All 6,500 Shropshire County Council employees have been sent 90 – day redundancy notices last week, informing them that from the 1st October this year, they will effectively be fired and rehired on dramatically reduced terms and conditions, including a 5.4% pay cut and the withdrawal of sick pay and holiday benefits.
The vicious and draconian proposals echo those which have been proposed have attracted wide-spread criticism from many, including Tory councillor and former Mayor of Shrewsbury David Farmer, who has called on Council Leader Keith Barrow and Chief Executive Kim Ryley to resign “for sending such letters.” The proposals will affect every single worker at the council, and many believe they will be as much as £3000 worse off each year.

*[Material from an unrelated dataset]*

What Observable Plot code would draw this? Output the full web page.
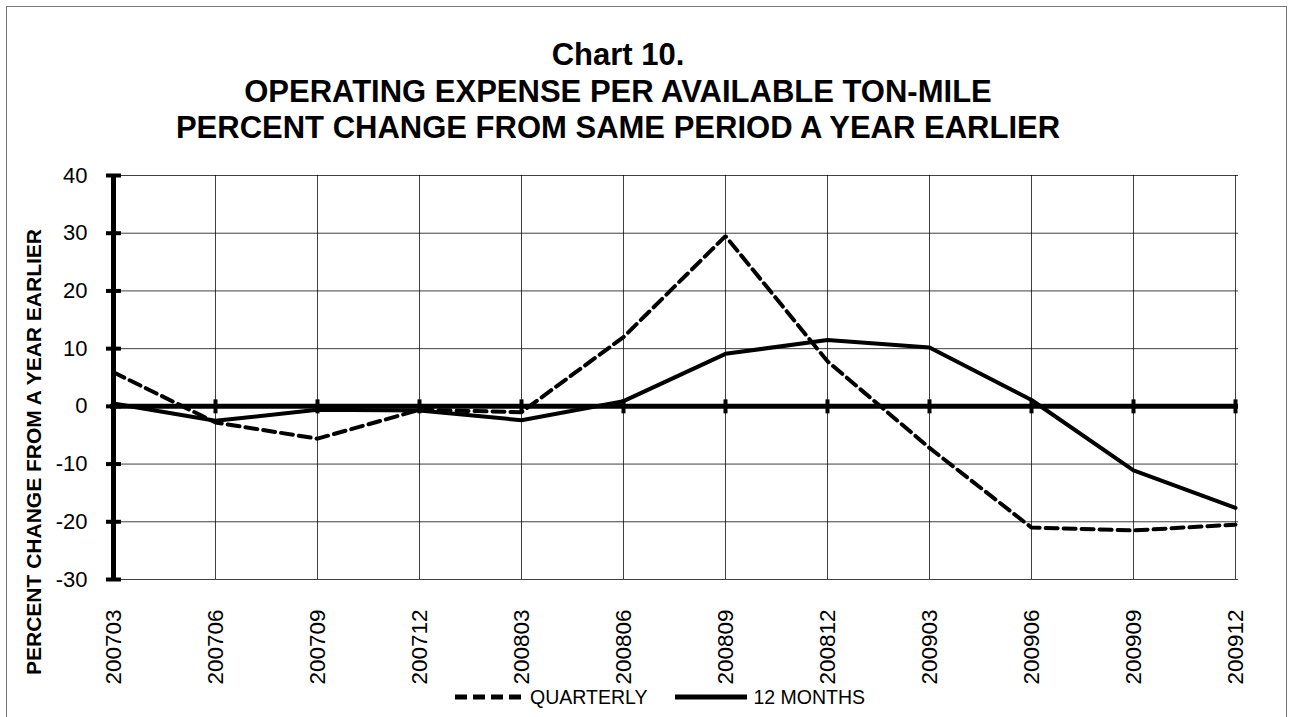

Alan James, branch secretary of Shrewsbury UNISON, has said of the proposals: “The plans put forward by the Tory council, led by Leader Keith Barrow and Chief Executive Kim Ryley, represent an unprecedented attack on council staff. The council claims that this is the only way to save enough money to stop compulsory redundancies, but we know they have already earmarked £13million of taxpayers’ money for a “rainy day” slush fund. We believe that these attacks are unnecessary as it is clear that the council have the resources to offer us a much better deal. The real purpose of these proposals is to undermine the terms and conditions of council workers and make us more attractive to private sector vultures such as SERCO Group. Our members are simply not prepared to accept these proposals and we are intending to ballot for industrial action.”
Chief Executive of the council, Kim Ryley, will be well known to anyone from Hull. Before becoming the first full-time Chief Executive ever at Shropshire County Council, he was one of the highest paid local government officials in the country, when he held the position of Chief Executive at Hull City Council, earning in excess of £200,000 per year and overseeing huge spending cuts.
Given that this tactic has also been used recently in Southampton, it is clear that the tactic of “fire and rehire” is one that we can expect other councils to employ in the future. This disgraceful treatment of public sector workers cannot be allowed to take place, and the entire trade union movement, in both the public and private sector, should offer solidarity and support to council workers in Shropshire, Southampton and anywhere else that these proposals are put forward. Council workers did not cause this crisis – they should not be made to pay for it with their hard won terms and conditions.